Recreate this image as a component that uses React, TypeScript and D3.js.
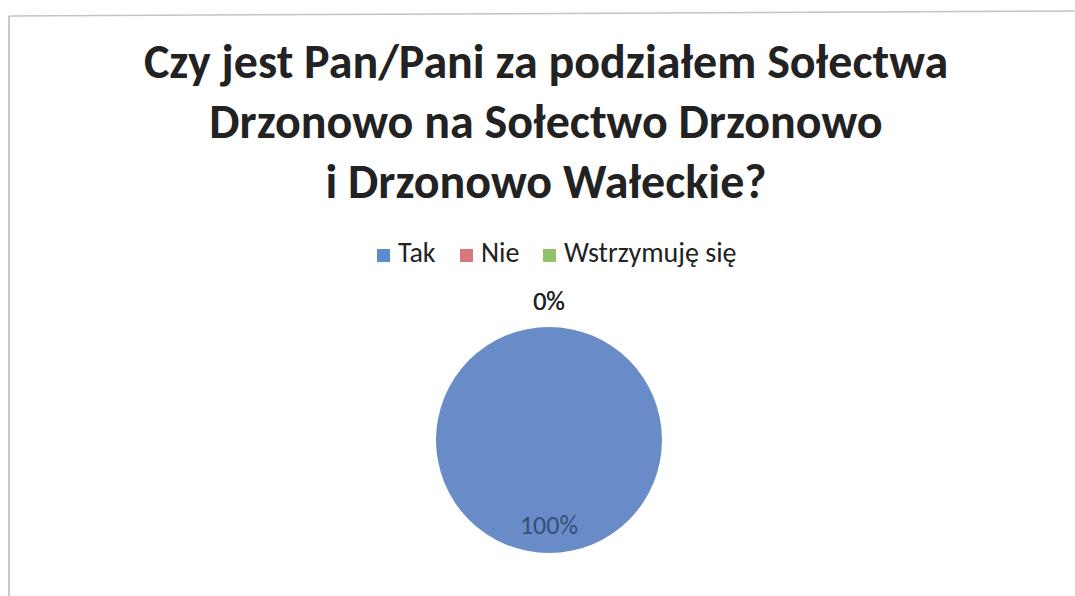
import React from "react";
import * as d3 from "d3";

const titleLines = [
  "Czy jest Pan/Pani za podziałem Sołectwa",
  "Drzonowo na Sołectwo Drzonowo",
  "i Drzonowo Wałeckie?",
];
const categories = ["Tak", "Nie", "Wstrzymuję się"];
const values = [100, 0, 0];
const legendColors = ["#5b8ccc", "#d9787a", "#8fc26a"];
const sliceColors = ["#698cc8", "#c0504d", "#9bbb59"];

const W = 1075;
const H = 596;
const FONT = "Carlito, Calibri, Lato, 'Open Sans', sans-serif";

export default function App() {
  const cx = 549;
  const cy = 440;
  const r = 113;
  const total = d3.sum(values);
  const pie = d3.pie<number>().sort(null).value((d) => d);
  const arcs = pie(values);
  const arc = d3.arc<d3.PieArcDatum<number>>().innerRadius(0).outerRadius(r);
  const labelArcIn = d3.arc<d3.PieArcDatum<number>>().innerRadius(r * 0.75).outerRadius(r * 0.75);
  const labelArcOut = d3.arc<d3.PieArcDatum<number>>().innerRadius(r * 1.18).outerRadius(r * 1.18);

  const legendX = [377, 460, 543];

  return (
    <svg width={W} height={H} style={{ position: "absolute", left: 0, top: 0, background: "#fff" }}>
      <rect x={0} y={0} width={W} height={H} fill="#fff" />
      <line x1={9} y1={16} x2={W} y2={11} stroke="#c4c4c4" strokeWidth={1.5} />
      <line x1={9} y1={16} x2={9} y2={H} stroke="#b8b8b8" strokeWidth={1.5} />
      {titleLines.map((t, i) => (
        <text
          key={i}
          x={546}
          y={78 + i * 60}
          textAnchor="middle"
          fontFamily={FONT}
          fontWeight="bold"
          fontSize={48}
          fill="#222"
        >
          {t}
        </text>
      ))}
      {categories.map((c, i) => (
        <g key={c}>
          <rect x={legendX[i]} y={249} width={13} height={13} fill={legendColors[i]} />
          <text x={legendX[i] + 21} y={262} fontFamily={FONT} fontSize={28} fill="#222">
            {c}
          </text>
        </g>
      ))}
      <g transform={`translate(${cx},${cy})`}>
        {arcs.map((a, i) =>
          a.value > 0 ? <path key={i} d={arc(a) || ""} fill={sliceColors[i]} /> : null
        )}
        {arcs.map((a, i) => {
          const pct = Math.round((a.value / total) * 100) + "%";
          if (a.value > 0) {
            const [x, y] = labelArcIn.centroid(a);
            return (
              <text key={"l" + i} x={x} y={y + 9} textAnchor="middle" fontFamily={FONT} fontSize={26} fill="#34507a">
                {pct}
              </text>
            );
          }
          const [x, y] = labelArcOut.centroid(a);
          return (
            <text key={"l" + i} x={x} y={y + 3} textAnchor="middle" fontFamily={FONT} fontSize={26} fill="#222">
              {pct}
            </text>
          );
        })}
      </g>
    </svg>
  );
}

Task description -
From the listing above, copy every line that holds the string "React".

Task solution -
Recreate this image as a component that uses React, TypeScript and D3.js.
import React from "react";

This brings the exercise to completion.